Perhaps my noble friend can make me happy by giving me my words.

Turning to Amendment No. 114, the Committee will know that there has been a great deal of criticism about ministerial patronage in relation to appointments. Why does the Secretary of State have to appoint the chairmen of these bodies? Why cannot the regional advisory bodies appoint their own chairmen? After all, the Secretary of State appoints the members of the agency and it seems perfectly straightforward to allow the advisory committee, when it has been established, to elect a chairman by its own majority.

Finally, on Amendment No. 118 and echoing points that have been made in earlier debates, I ask that,

    "not less than one third of the members ... are elected members of a local authority".

That reflects the fact that the waste advisory authorities have been local authorities and have, in almost every case, operated very satisfactorily. They are now to be taken into the agency. Those local authority committees have a great deal of expertise. They have been accountable locally and it seems highly desirable that a proportion—I suggest one-third—of the membership of the advisory committees should consist of local authority members.

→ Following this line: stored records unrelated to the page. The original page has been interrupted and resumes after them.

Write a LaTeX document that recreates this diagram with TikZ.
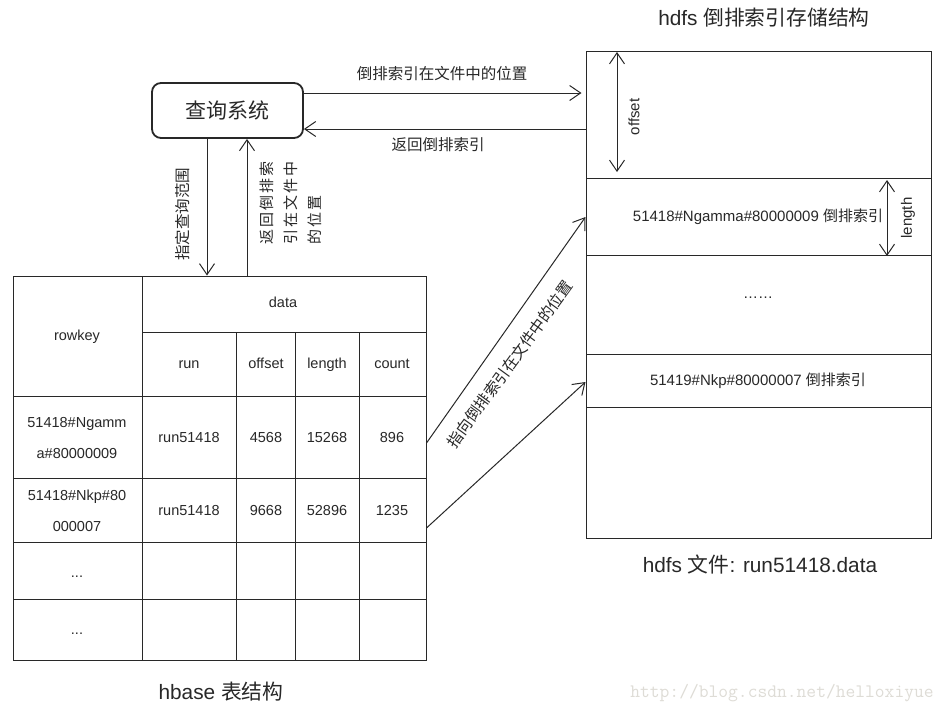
\documentclass[tikz,border=0pt]{standalone}
\usepackage{fontspec}
\setmainfont{Liberation Sans}
\newfontfamily\cjk{Noto Sans CJK SC}
\usetikzlibrary{arrows.meta}

\definecolor{ink}{RGB}{40,40,40}
\definecolor{wm}{RGB}{222,220,214}
\newcommand{\fs}[1]{\fontsize{#1}{#1}\selectfont}
\newcommand{\cgap}{\hspace{2.2pt}}

\begin{document}
\begin{tikzpicture}[x=1pt,y=-1pt,
  line/.style={draw=ink, line width=1pt},
  arr/.style={line, -{Straight Barb[length=11pt,width=15pt]}},
  darr/.style={line, {Straight Barb[length=11pt,width=15pt]}-{Straight Barb[length=11pt,width=15pt]}},
  lbl/.style={text=ink, font=\fs{15}, inner sep=0pt},
  clbl/.style={text=ink, font=\cjk\fs{15.5}, inner sep=0pt},
  cell/.style={text=ink, font=\fs{14.5}, inner sep=0pt, text height=10.4pt, text depth=3pt},
  capt/.style={text=ink, font=\fs{20.8}, inner sep=0pt},
]
\fill[white] (0,0) rectangle (948,713);
\useasboundingbox (0,0) rectangle (948,713);

% helper levels
\coordinate (y93) at (0,93);
\coordinate (y129) at (0,129);
\coordinate (y217) at (0,217);
\coordinate (y382) at (0,382);
\coordinate (y443) at (0,443);
\coordinate (y528) at (0,528);
\coordinate (x207) at (207,0);
\coordinate (x247) at (247,0);

% query system
\node[draw=ink, line width=1.8pt, rounded corners=9pt, minimum width=151pt,
      minimum height=55pt, inner sep=0pt, text=ink, font=\cjk\fs{21}]
  (qs) at (227.5,110.5) {查询系统};

% hdfs file
\node[line, minimum width=345pt, minimum height=487pt, inner sep=0pt] (file) at (758.5,294.5) {};
\draw[line] (586,178) -- (931,178);
\draw[line] (586,255) -- (931,255);
\draw[line] (586,354) -- (931,354);
\draw[line] (586,407) -- (931,407);

% hbase table
\node[line, minimum width=413pt, minimum height=384pt, inner sep=0pt] (tbl) at (219.5,468) {};
\draw[line] (142,276) -- (142,660);
\draw[line] (142,332) -- (426,332);
\draw[line] (236,332) -- (236,660);
\draw[line] (295,332) -- (295,660);
\draw[line] (359,332) -- (359,660);
\draw[line] (13,396) -- (426,396);
\draw[line] (13,478) -- (426,478);
\draw[line] (13,542) -- (426,542);
\draw[line] (13,599) -- (426,599);

\node[cell] (c-rk) at (77,337) {rowkey};
\node[cell] (c-data) at (283,304) {data};
\node[cell] (c-run) at (189,365) {run};
\node[cell] (c-off) at (266,365) {offset};
\node[cell] (c-len) at (327,365) {length};
\node[cell] (c-cnt) at (392,365) {count};
\node[cell] (r1a) at (77,423.5) {51418\#Ngamm};
\node[cell] (r1b) at (77,454.5) {a\#80000009};
\node[cell] (r1run) at (189,438.5) {run51418};
\node[cell] (r1off) at (266,438.5) {4568};
\node[cell] (r1len) at (327,438.5) {15268};
\node[cell] (r1cnt) at (392,438.5) {896};
\node[cell] (r2a) at (77,496.5) {51418\#Nkp\#80};
\node[cell] (r2b) at (77,527.5) {000007};
\node[cell] (r2run) at (189,511.5) {run51418};
\node[cell] (r2off) at (266,511.5) {9668};
\node[cell] (r2len) at (327,511.5) {52896};
\node[cell] (r2cnt) at (392,511.5) {1235};
\node[cell] (r3) at (77,574) {...};
\node[cell] (r4) at (77,631) {...};

% connectors
\draw[arr, shorten >=4pt] (qs.east |- y93) -- (file.west |- y93);
\draw[arr] (file.west |- y129) -- (qs.east |- y129);
\draw[arr] (qs.south -| x207) -- (tbl.north -| x207);
\draw[arr] (tbl.north -| x247) -- (qs.south -| x247);
\draw[arr] (tbl.east |- y443) -- (file.west |- y217);
\draw[arr] (tbl.east |- y528) -- (file.west |- y382);

% dimension arrows inside the file
\coordinate (offTop) at (617,52);
\coordinate (offBot) at (617,172);
\coordinate (lenTop) at (887,180);
\coordinate (lenBot) at (887,256);
\draw[darr] (offTop) -- (offBot);
\draw[darr] (lenTop) -- (lenBot);
\node[lbl, rotate=90] (offlbl) at (634,117) {offset};
\node[lbl, rotate=90] (lenlbl) at (908,218) {length};

% connector labels
\node[clbl] (l-pos) at (442,74) {倒排索引在文件中的位置};
\node[clbl] (l-ret) at (438,145) {返回倒排索引};
\node[clbl, rotate=90] (l-range) at (183,214) {指定查询范围};
\node[text=ink, inner sep=0pt, rotate=90, align=left, font=\cjk\fontsize{15}{24}\selectfont]
  (l-back) at (291,203)
  {返\cgap 回\cgap 倒\cgap 排\cgap 索\\引\cgap 在\cgap 文\cgap 件\cgap 中\\的\cgap 位\cgap 置};
\node[clbl, rotate=54] (l-point) at (510,364) {指向倒排索引在文件中的位置};

% file contents
\node[lbl] (e1) at (758,217) {51418\#Ngamma\#80000009 {\cjk 倒排索引}};
\node[lbl] (e2) at (758,298) {……};
\node[lbl] (e3) at (758,381) {51419\#Nkp\#80000007 {\cjk 倒排索引}};

% captions
\node[text=ink, font=\fs{20.8}, inner sep=0pt] (t-hdfs) at (764,18) {hdfs {\cjk 倒排索引存储结构}};
\node[capt] (t-file) at (760,565) {hdfs {\cjk 文件}: run51418.data};
\node[capt] (t-hbase) at (221,692) {hbase {\cjk 表结构}};

\node[font=\ttfamily\fs{19}, text=wm, inner sep=0pt] (wmark) at (782,693) {http://blog.csdn.net/helloxiyue};
\end{tikzpicture}
\end{document}
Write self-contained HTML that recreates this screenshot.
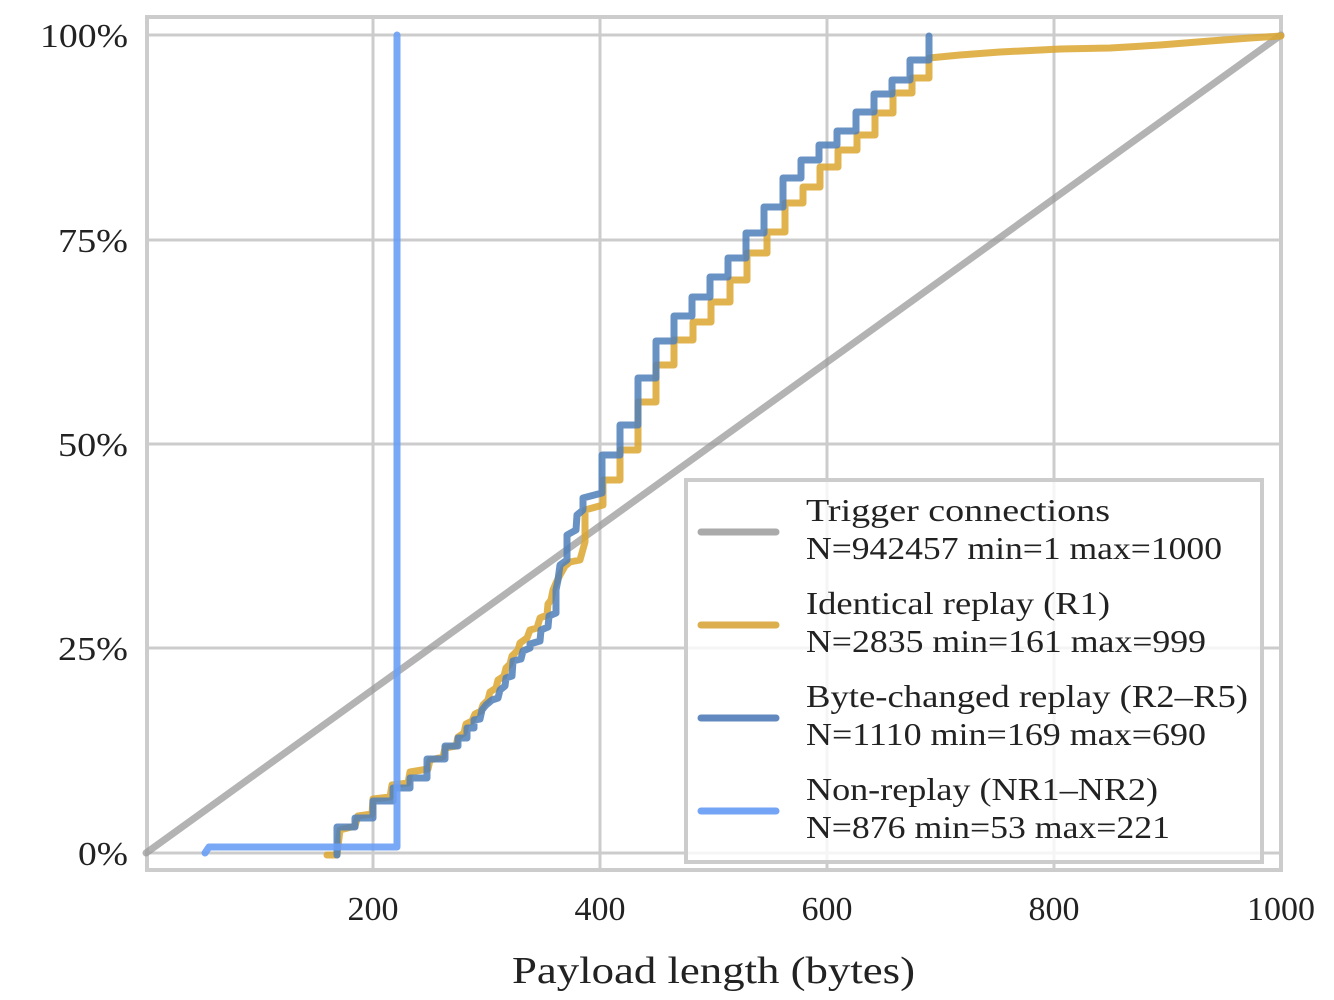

Again when the Secretary of State gave evidence to the Select Committee in another place—I shall not go into the argument about boundaries because my noble friend has just dealt with that—he said:

    "I would have to say that in environmental terms the crucial importance of the river catchment area is something one could not possibly [over]state. On the other hand, we do need to have proper relationships with local authorities and we do want to be very sensitive to local views".

I cannot think of any better way of doing that than that the Bill should provide that one-third of the members of the advisory committees should come from local authorities. I could have said a great deal more, but perhaps I had better not at this hour. I beg to move.